The inability of customers to devote a substantial chunk of their funds to IT investment is felt readily in the commercial IT sector in Yemen, according to Khaled Shamsan of Smartnet, a reseller that targets the government and banking sectors with enterprise vendors such as Cisco and Juniper.

Vendors need to devote more attention to channel education and provide product training that will help channels in Yemen to market in a way that is not focused on price factors, but on value.

"There needs to be a commitment and approach that is understood and followed by local companies to deliver professional services at high standards and to give complete respect to the IT business and to its professionals," said Shamsan. "Competition at low prices, with no quality, should not be the trend."

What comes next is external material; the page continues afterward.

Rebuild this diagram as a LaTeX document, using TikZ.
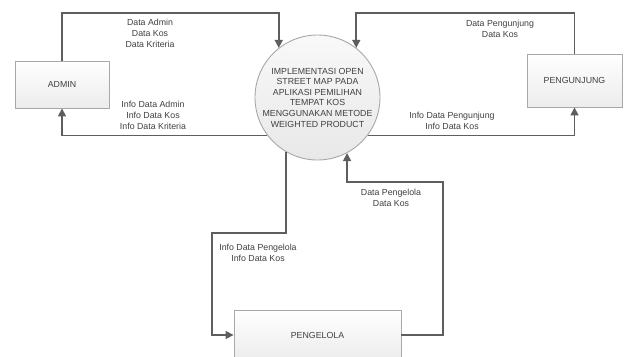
\documentclass[tikz,border=0pt]{standalone}
\usepackage{fontspec}
\setmainfont{Liberation Sans}
\usetikzlibrary{arrows.meta}
\definecolor{linec}{HTML}{5E5E5E}
\definecolor{textc}{HTML}{404040}
\definecolor{borderc}{HTML}{A8A8A8}
\tikzset{
  entity/.style={draw=borderc, line width=0.9pt, top color=white, bottom color=gray!15, inner sep=0pt, font=\fontsize{8.8}{10.5}\selectfont, text=textc},
  process/.style={circle, draw=borderc, line width=0.9pt, top color=gray!5, bottom color=gray!18, minimum size=125pt, inner sep=0pt, font=\fontsize{8.8}{10.6}\selectfont, text=textc, align=center},
  flow/.style={draw=linec, line width=1.6pt, -{Triangle[length=8pt,width=8pt]}},
  lbl/.style={font=\fontsize{8.8}{11}\selectfont, text=textc, align=center, inner sep=0pt}
}
\begin{document}
\begin{tikzpicture}[x=1pt,y=-1pt]
\useasboundingbox (0,0) rectangle (626,356);
\clip (0,0) rectangle (626,356);
\fill[white] (0,0) rectangle (626,356);
\node[process] (proc) at (317.5,97.5) {IMPLEMENTASI OPEN\\STREET MAP PADA\\APLIKASI PEMILIHAN\\TEMPAT KOS\\MENGGUNAKAN METODE\\WEIGHTED PRODUCT};
\node[entity, minimum width=94pt, minimum height=47pt] (admin) at (62,84.5) {ADMIN};
\node[entity, minimum width=95pt, minimum height=53pt] (peng) at (574.5,80.5) {PENGUNJUNG};
\node[entity, minimum width=167pt, minimum height=50pt] (kelola) at (317.5,335) {PENGELOLA};
\coordinate (a1) at (62,13);
\coordinate (p1) at (574.5,13);
\coordinate (b1) at (212,233);
\coordinate (b2) at (443,182);
\draw[flow] (admin.north) -- (a1) -| (proc.128);
\draw[flow] (proc.217) -| (admin.south);
\draw[flow] (peng.north) -- (p1) -| (proc.52);
\draw[flow] (proc.323) -| (peng.south);
\draw[flow] (proc.240) |- (b1) |- (kelola.west);
\draw[flow] (kelola.east) -| (b2) -| (proc.298);
\node[lbl] (l1) at (150,33) {Data Admin\\Data Kos\\Data Kriteria};
\node[lbl] (l2) at (153,115) {Info Data Admin\\Info Data Kos\\Info Data Kriteria};
\node[lbl] (l3) at (500,28.5) {Data Pengunjung\\Data Kos};
\node[lbl] (l4) at (452,120.5) {Info Data Pengunjung\\Info Data Kos};
\node[lbl] (l5) at (391,197.5) {Data Pengelola\\Data Kos};
\node[lbl] (l6) at (258,252.5) {Info Data Pengelola\\Info Data Kos};
\end{tikzpicture}
\end{document}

Despite the government working to diversify the national income away from a reliance on oil funds, resellers on the ground in Yemen and some of the larger distributors that serve the country feel more could still be done to drive the IT sector.

Shamsan would like to see the Yemeni government encouraging external investment before it looks at potential development in the country. "Our government should learn from what other countries did in this regard and follow it up," he added.

It would seem that vendors and larger distributors should avoid the Yemeni IT space like the plague. This however, is not the case. In fact, despite this deluge of negativity about the market, there are plenty of positives.

Although some channel experts in Yemen voice a desire for the government to do more to attract foreign investment, there are those who commend the upper echelons of the country's political powers for the work already done in furthering its fledgling IT market.

This includes the creation of an economic reform programme two years ago that has seen international donors pledge over US$5 billion for a wide range of projects that encompass IT infrastructure developments.

Mourad Mohamed, director of sales and marketing for the Middle East, Africa and CIS at Trinity, an IT solutions distributor that has opened channels in Yemen, says that the market has experienced "fast-paced" growth.

"The Yemenis attribute this growth to the government's support for bringing information technologies into the country," explained Mohamed. "The government is working to improve the IT market in the country. From the customer's side, the growth is extremely positive due to increased interest from Yemenis in technological advances."